# EXERCISE DESCRIPTION:
Please output every line of the material as it stands, without the pictures.

# SUPPLIED INFORMATION:
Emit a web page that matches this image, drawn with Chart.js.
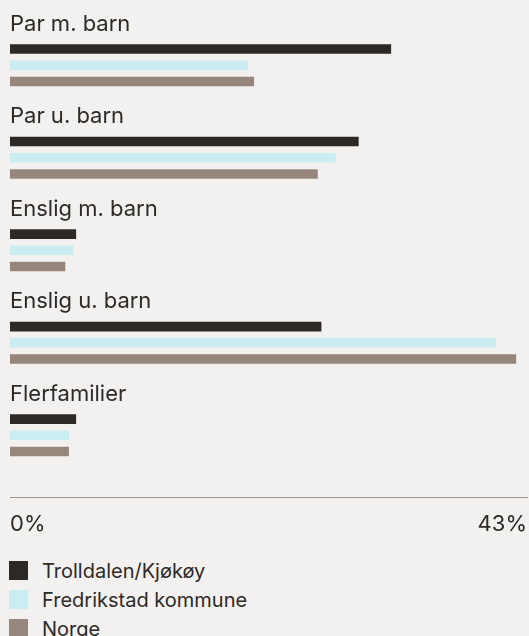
<!DOCTYPE html>
<html>
<head>
<meta charset="utf-8">
<script src="https://cdn.jsdelivr.net/npm/chart.js@4/dist/chart.umd.min.js"></script>
<style>
  html, body { margin: 0; padding: 0; background: #f2f1ef; }
  body { width: 529px; height: 636px; overflow: hidden; font-family: Inter, "Noto Sans", sans-serif; color: #2d2a27; }
  #wrap { position: relative; width: 529px; height: 545px; }
  #legend { margin-top: 11px; }
  .row { height: 29px; display: flex; align-items: center; font-size: 20px; }
  .box { width: 19px; height: 19px; margin-left: 9px; margin-right: 14px; }
</style>
</head>
<body>
<div id="wrap"><canvas id="familyChart"></canvas></div>
<div id="legend"></div>
<script>
// husholdningstyper, andel i prosent
const categories = ['Par m. barn', 'Par u. barn', 'Enslig m. barn', 'Enslig u. barn', 'Flerfamilier'];
const seriesNames = ['Trolldalen/Kjøkøy', 'Fredrikstad kommune', 'Norge'];
const trolldalen = [31.7, 29.0, 5.5, 25.9, 5.5];
const fredrikstad = [19.8, 27.1, 5.3, 40.4, 4.9];
const norge = [20.3, 25.6, 4.6, 42.1, 4.9];
const axisTicks = [0, 43];

const colors = ['#2d2926', '#c9edf1', '#97867b'];
const TEXT = '#2d2a27';

const chart = new Chart(document.getElementById('familyChart'), {
    type: 'bar',
    data: {
        labels: categories,
        datasets: [trolldalen, fredrikstad, norge].map((d, i) => ({
            label: seriesNames[i],
            data: d,
            xAxisID: 'x',
            yAxisID: 'y',
            backgroundColor: colors[i],
            borderWidth: 0,
            categoryPercentage: 0.525,
            barPercentage: 0.59
        }))
    },
    options: {
        indexAxis: 'y',
        responsive: true,
        maintainAspectRatio: false,
        animation: false,
        layout: { padding: { top: 19, left: 10, right: 2, bottom: 7 } },
        plugins: {
            legend: { display: false },
            tooltip: { enabled: false }
        },
        scales: {
            x: {
                min: 0,
                max: axisTicks[axisTicks.length - 1],
                position: 'bottom',
                weight: 1,
                // streker skjules, men tickLength gir avstand til tallene
                grid: { display: false, drawTicks: true, tickLength: 14 },
                border: { display: true, color: '#a39891', width: 1 },
                afterBuildTicks: s => { s.ticks = axisTicks.map(v => ({ value: v })); },
                ticks: {
                    align: 'inner',
                    padding: 0,
                    maxRotation: 0,
                    color: TEXT,
                    font: { family: 'Inter', size: 22 },
                    callback: v => v + '%'
                }
            },
            y: {
                grid: { display: false, drawTicks: false },
                border: { display: false },
                ticks: {
                    mirror: true,
                    padding: 0,
                    labelOffset: -41,
                    color: TEXT,
                    font: { family: 'Inter', size: 22 }
                }
            },
            // tom akse som gir luft mellom siste gruppe og aksestreken
            spacer: {
                type: 'linear',
                axis: 'x',
                position: 'bottom',
                weight: 0,
                grid: { display: false, drawTicks: false },
                border: { display: false },
                ticks: { display: false },
                afterFit: s => { s.height = 16; }
            }
        }
    }
});

// egen legende, en rad per serie
const legendEl = document.getElementById('legend');
chart.data.datasets.forEach(ds => {
    const row = document.createElement('div');
    row.className = 'row';
    const box = document.createElement('span');
    box.className = 'box';
    box.style.background = ds.backgroundColor;
    row.appendChild(box);
    row.appendChild(document.createTextNode(ds.label));
    legendEl.appendChild(row);
});
</script>
</body>
</html>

# TASK ANSWER:
Emit a web page that matches this image, drawn with Chart.js.
<!DOCTYPE html>
<html>
<head>
<meta charset="utf-8">
<script src="https://cdn.jsdelivr.net/npm/chart.js@4/dist/chart.umd.min.js"></script>
<style>
  html, body { margin: 0; padding: 0; background: #f2f1ef; }
  body { width: 529px; height: 636px; overflow: hidden; font-family: Inter, "Noto Sans", sans-serif; color: #2d2a27; }
  #wrap { position: relative; width: 529px; height: 545px; }
  #legend { margin-top: 11px; }
  .row { height: 29px; display: flex; align-items: center; font-size: 20px; }
  .box { width: 19px; height: 19px; margin-left: 9px; margin-right: 14px; }
</style>
</head>
<body>
<div id="wrap"><canvas id="familyChart"></canvas></div>
<div id="legend"></div>
<script>
// husholdningstyper, andel i prosent
const categories = ['Par m. barn', 'Par u. barn', 'Enslig m. barn', 'Enslig u. barn', 'Flerfamilier'];
const seriesNames = ['Trolldalen/Kjøkøy', 'Fredrikstad kommune', 'Norge'];
const trolldalen = [31.7, 29.0, 5.5, 25.9, 5.5];
const fredrikstad = [19.8, 27.1, 5.3, 40.4, 4.9];
const norge = [20.3, 25.6, 4.6, 42.1, 4.9];
const axisTicks = [0, 43];

const colors = ['#2d2926', '#c9edf1', '#97867b'];
const TEXT = '#2d2a27';

const chart = new Chart(document.getElementById('familyChart'), {
    type: 'bar',
    data: {
        labels: categories,
        datasets: [trolldalen, fredrikstad, norge].map((d, i) => ({
            label: seriesNames[i],
            data: d,
            xAxisID: 'x',
            yAxisID: 'y',
            backgroundColor: colors[i],
            borderWidth: 0,
            categoryPercentage: 0.525,
            barPercentage: 0.59
        }))
    },
    options: {
        indexAxis: 'y',
        responsive: true,
        maintainAspectRatio: false,
        animation: false,
        layout: { padding: { top: 19, left: 10, right: 2, bottom: 7 } },
        plugins: {
            legend: { display: false },
            tooltip: { enabled: false }
        },
        scales: {
            x: {
                min: 0,
                max: axisTicks[axisTicks.length - 1],
                position: 'bottom',
                weight: 1,
                // streker skjules, men tickLength gir avstand til tallene
                grid: { display: false, drawTicks: true, tickLength: 14 },
                border: { display: true, color: '#a39891', width: 1 },
                afterBuildTicks: s => { s.ticks = axisTicks.map(v => ({ value: v })); },
                ticks: {
                    align: 'inner',
                    padding: 0,
                    maxRotation: 0,
                    color: TEXT,
                    font: { family: 'Inter', size: 22 },
                    callback: v => v + '%'
                }
            },
            y: {
                grid: { display: false, drawTicks: false },
                border: { display: false },
                ticks: {
                    mirror: true,
                    padding: 0,
                    labelOffset: -41,
                    color: TEXT,
                    font: { family: 'Inter', size: 22 }
                }
            },
            // tom akse som gir luft mellom siste gruppe og aksestreken
            spacer: {
                type: 'linear',
                axis: 'x',
                position: 'bottom',
                weight: 0,
                grid: { display: false, drawTicks: false },
                border: { display: false },
                ticks: { display: false },
                afterFit: s => { s.height = 16; }
            }
        }
    }
});

// egen legende, en rad per serie
const legendEl = document.getElementById('legend');
chart.data.datasets.forEach(ds => {
    const row = document.createElement('div');
    row.className = 'row';
    const box = document.createElement('span');
    box.className = 'box';
    box.style.background = ds.backgroundColor;
    row.appendChild(box);
    row.appendChild(document.createTextNode(ds.label));
    legendEl.appendChild(row);
});
</script>
</body>
</html>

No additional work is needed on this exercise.